MagazineOctober 2004 (Vol. 15 Issue 7)So you think you need . . . grommets

* Monitor the ears for signs of acute infection

* Monitor the ears for signs of acute infection. As well as effusion, the sufferer will have fever, pain, irritability and poor appetite, among others. The ear will be very red and hot, with a bulging eardrum; the child may often tug at the infected ear. These infections can spread if left untreated, and may be one occasion when antibiotics are warranted.

* Breastfeed your infant for as long as you can. Breastfeeding for longer lowers the risk of your child contracting OM (Scand J Plast Reconstr Surg Hand Surg, 2002; 36: 9-15).

* Consider keeping your child at home during the preschool years. Studies have shown that children in child care outside the home - whether it's for four or 40 hours a week - have a 50 per cent greater chance of repeated ear infections than those cared for at home, especially after one bout of infection. If this is not practical, then consider keeping your child at home during the first three months after an acute attack, as this will considerably reduce the risk of OM becoming a chronic condition (Arch Otolaryngol Head Neck Surg, 1993; 119: 444-9).

* Investigate food allergies with the use of bioresonance and/or blood tests to establish whether food allergies or intolerance are causing the condition.

* Eliminate allergy-causing foods from the diet. In one study where seven children underwent a food-elimination diet instead of having grommets fitted, the OM resolved itself without any loss of hearing or recurrence of the infection in every case. The 14 other children in the trial who were treated by allergy immunotherapy experienced a 65 per cent success rate (Otolaryngol Head Neck Surg, 1990; 102: 664-9). Take special care to eliminate any foods that are associated with the formation of mucus, such as milk and white sugar.

* Make sure your child drinks plenty of water - approximately one pint per foot of height per day. Dehydration may worsen glue ear by allowing the mucus to become thicker.

* Stop smoking, and keep your child away from smoky environments. A child living in a home where a parent smokes is 50 per cent more likely to develop glue ear.

* Try essential oils. Chamomile and lavender oils massaged into the area around the ear may help ease the pain in the early stages. Lavender-oil inhalations may help open the eustachian tube (the passageway connecting the middle ear with the nose and throat), and allow the catarrh to drain.

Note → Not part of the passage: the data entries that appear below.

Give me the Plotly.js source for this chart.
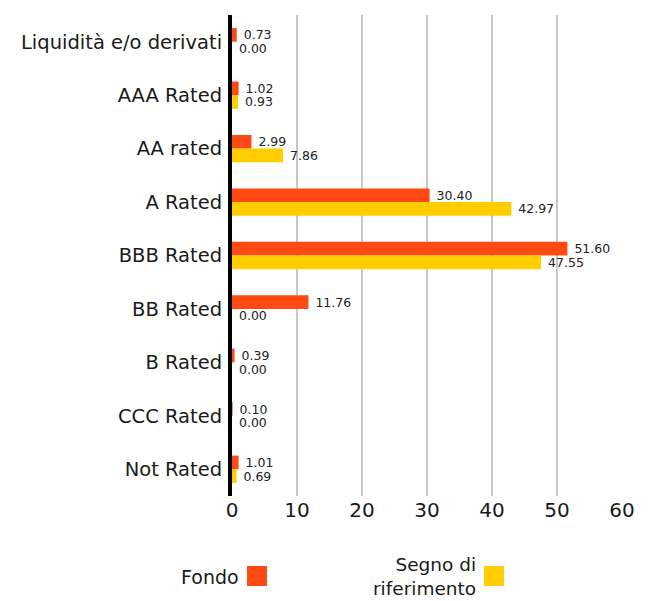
<!DOCTYPE html>
<html>
<head>
<meta charset="utf-8">
<script src="https://cdn.plot.ly/plotly-3.0.1.min.js"></script>
<style>html,body{margin:0;padding:0;background:#fff;}#chart{width:651px;height:601px;}</style>
</head>
<body>
<div id="chart"></div>
<script>
const categories = ["Liquidità e/o derivati","AAA Rated","AA rated","A Rated","BBB Rated","BB Rated","B Rated","CCC Rated","Not Rated"];
const fondo = [0.73,1.02,2.99,30.40,51.60,11.76,0.39,0.10,1.01];
const segno = [0.00,0.93,7.86,42.97,47.55,0.00,0.00,0.00,0.69];
const seriesNames = ["Fondo","Segno di riferimento"];
const xTicks = [0,10,20,30,40,50,60];

const FONT = "DejaVu Sans, sans-serif";
const RED = "#ff4a14", YEL = "#ffcd00";

const mk = (vals, name, color) => ({
  type: "bar", orientation: "h", name: name,
  y: categories, x: vals,
  marker: {color: color},
  texttemplate: " %{x:.2f}", textposition: "outside", cliponaxis: false,
  constraintext: "none",
  textfont: {family: FONT, size: 12.5, color: "#222"},
  hoverinfo: "x+y"
});

const data = [mk(fondo, seriesNames[0], RED), mk(segno, seriesNames[1], YEL)];

const L = 232, T = 15, W = 390, H = 481;
const px = v => (v - L) / W;
const py = v => (T + H - v) / H;

const layout = {
  width: 651, height: 601,
  margin: {l: L, r: 651 - L - W, t: T, b: 601 - T - H},
  paper_bgcolor: "#fff", plot_bgcolor: "#fff",
  barmode: "group", bargap: 0.49, bargroupgap: 0,
  showlegend: false,
  font: {family: FONT, color: "#1a1a1a"},
  xaxis: {
    range: [0, 60], tickvals: xTicks, ticktext: xTicks.map(String),
    showgrid: true, gridcolor: "#c8c8c8", gridwidth: 2,
    zeroline: false, showline: false, ticks: "",
    tickfont: {family: FONT, size: 20, color: "#1a1a1a"}
  },
  yaxis: {
    autorange: "reversed", showgrid: false, zeroline: false,
    showline: true, linecolor: "#000", linewidth: 4, ticks: "",
    ticklabelstandoff: 2,
    tickfont: {family: FONT, size: 19.5, color: "#1a1a1a"}
  },
  annotations: [
    {xref: "paper", yref: "paper", x: px(241), y: py(577), xanchor: "right", yanchor: "middle",
     text: seriesNames[0], showarrow: false, font: {family: FONT, size: 19, color: "#1a1a1a"}},
    {xref: "paper", yref: "paper", x: px(478), y: py(576), xanchor: "right", yanchor: "middle", align: "right",
     text: "Segno di<br>riferimento", showarrow: false, font: {family: FONT, size: 18.5, color: "#1a1a1a"}}
  ],
  shapes: [
    {type: "rect", xref: "paper", yref: "paper", x0: px(247), x1: px(267), y0: py(586), y1: py(566), fillcolor: RED, line: {width: 0}},
    {type: "rect", xref: "paper", yref: "paper", x0: px(484), x1: px(504), y0: py(586), y1: py(566), fillcolor: YEL, line: {width: 0}}
  ]
};

Plotly.newPlot("chart", data, layout, {displayModeBar: false, staticPlot: true});
</script>
</body>
</html>
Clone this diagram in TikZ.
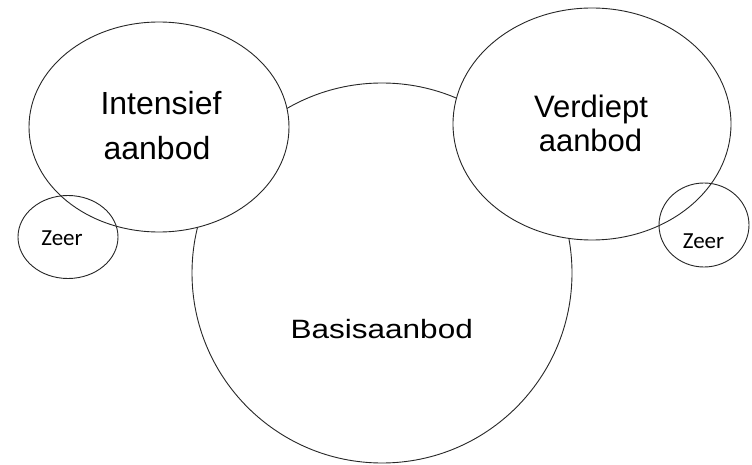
\documentclass[tikz,border=0pt]{standalone}
\usepackage{fontspec}
\setmainfont{Liberation Sans}
\newfontfamily\calfont{Carlito}
\usetikzlibrary{shapes.geometric}
\tikzset{
  outl/.style={draw=black!85, line width=0.9pt, inner sep=0pt, outer sep=0pt},
  bigtxt/.style={anchor=base, inner sep=0pt, font=\fontsize{32}{38}\selectfont},
  zeertxt/.style={anchor=base, inner sep=0pt, font=\calfont\fontsize{23}{27}\selectfont},
}
\begin{document}
\begin{tikzpicture}[x=1pt,y=-1pt]
\useasboundingbox (0,0) rectangle (752,465);
% shapes
\node[outl, circle, fill=white, minimum size=380pt] (basis) at (382,273) {};
\node[outl, ellipse, fill=white, minimum width=260pt, minimum height=210pt] (intens) at (159,127) {};
\node[outl, ellipse, fill=white, minimum width=278pt, minimum height=232pt] (verd) at (592,124) {};
\node[outl, ellipse, minimum width=100pt, minimum height=83pt] (zeerL) at (68,237) {};
\node[outl, ellipse, minimum width=90pt, minimum height=84pt] (zeerR) at (704,225) {};
% texts
\node[bigtxt] (t1a) at (161,115) {Intensief};
\node[bigtxt] (t1b) at (157,160) {aanbod};
\node[bigtxt, font=\fontsize{31}{36}\selectfont] (t2a) at (591,117.3) {Verdiept};
\node[bigtxt, font=\fontsize{31}{36}\selectfont] (t2b) at (590.5,151.7) {aanbod};
\node[bigtxt, font=\fontsize{26.5}{32}\selectfont] (t3) at (381.7,338) {\scalebox{1.19}[1]{Basisaanbod}};
\node[zeertxt] (z1) at (62,245) {Zeer};
\node[zeertxt] (z2) at (703.5,248) {Zeer};
\end{tikzpicture}
\end{document}
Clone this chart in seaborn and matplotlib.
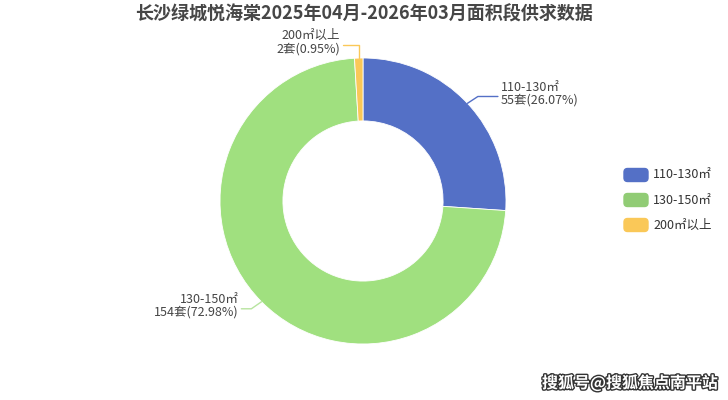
import numpy as np
import matplotlib
matplotlib.use("Agg")
import matplotlib.pyplot as plt
import matplotlib.patheffects as pe
from matplotlib.patches import FancyBboxPatch
import seaborn as sns

sns.set_theme(style="white")
plt.rcParams['font.family'] = ['Noto Sans CJK SC', 'DejaVu Sans']

# data
categories = ["110-130㎡", "130-150㎡", "200㎡以上"]
counts = [55, 154, 2]
percents = ["26.07%", "72.98%", "0.95%"]
pie_colors = ["#5470c6", "#a0e07f", "#fac858"]
legend_colors = ["#5470c6", "#91cc75", "#fac858"]
title = "长沙绿城悦海棠2025年04月-2026年03月面积段供求数据"

W, H = 728, 400
fig = plt.figure(figsize=(W / 100, H / 100), dpi=100)
cx, cy, R = 363, 201, 143
ax = fig.add_axes([(cx - R) / W, (H - cy - R) / H, 2 * R / W, 2 * R / H])

wedges, _ = ax.pie(counts, colors=pie_colors, startangle=90, counterclock=False,
                   radius=1.0, wedgeprops=dict(width=0.44, edgecolor="white", linewidth=0.6))
ax.set_xlim(-1, 1)
ax.set_ylim(-1, 1)
ax.set_aspect("equal")
ax.axis("off")

# labels with leader lines
txt_color = "#454545"
for i, w in enumerate(wedges):
    mid = np.deg2rad((w.theta1 + w.theta2) / 2)
    x0, y0 = np.cos(mid), np.sin(mid)
    lbl = f"{categories[i]}\n{counts[i]}套({percents[i]})"
    if i == 2:
        x1, y1 = x0, 1.09
        x2 = x0 - 0.11
        ha = "right"
    else:
        x1, y1 = x0 * 1.1, y0 * 1.07
        x2 = x1 + (0.14 if x0 > 0 else -0.07)
        ha = "left" if x0 > 0 else "right"
    ax.plot([x0, x1, x2], [y0, y1, y1], color=pie_colors[i] if i != 1 else "#b7e49f",
            lw=1, clip_on=False)
    tx = x2 + (0.02 if ha == "left" else -0.02)
    ax.text(tx, y1 + 0.02, lbl, ha=ha, va="center", fontsize=9, color=txt_color,
            linespacing=1.0, clip_on=False)

fig.text(364 / W, 1 - 14 / H, title, ha="center", va="center", fontsize=13,
         fontweight="bold", color="#464646")

# legend
for i, cat in enumerate(categories):
    ly = 175 + i * 25
    fig.patches.append(FancyBboxPatch((624 / W, 1 - (ly + 6.5) / H), 24 / W, 13 / H,
                                      boxstyle="round,pad=0,rounding_size=0.005",
                                      transform=fig.transFigure, color=legend_colors[i],
                                      mutation_aspect=W / H))
    fig.text(653 / W, 1 - ly / H, cat, ha="left", va="center", fontsize=9, color="#333333")

fig.text(718 / W, 1 - 383 / H, "搜狐号@搜狐焦点南平站", ha="right", va="center",
         fontsize=11.5, color="white", fontweight="bold",
         path_effects=[pe.withStroke(linewidth=2, foreground="#333333")])

fig.savefig("out.png", dpi=100)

* Try homoeopathy. Remedies such as Silica and Belladonna can be effective for ear infections, while Allium sativa can ease the catarrh associated with glue ear.

* Osteopathy may offer a long-term solution for acute otitis media. In one study, children receiving osteopathy suffered fewer attacks of AOM than those who received the standard treatment (Arch Pediatr Adolesc Med, 2003; 157: 861-6).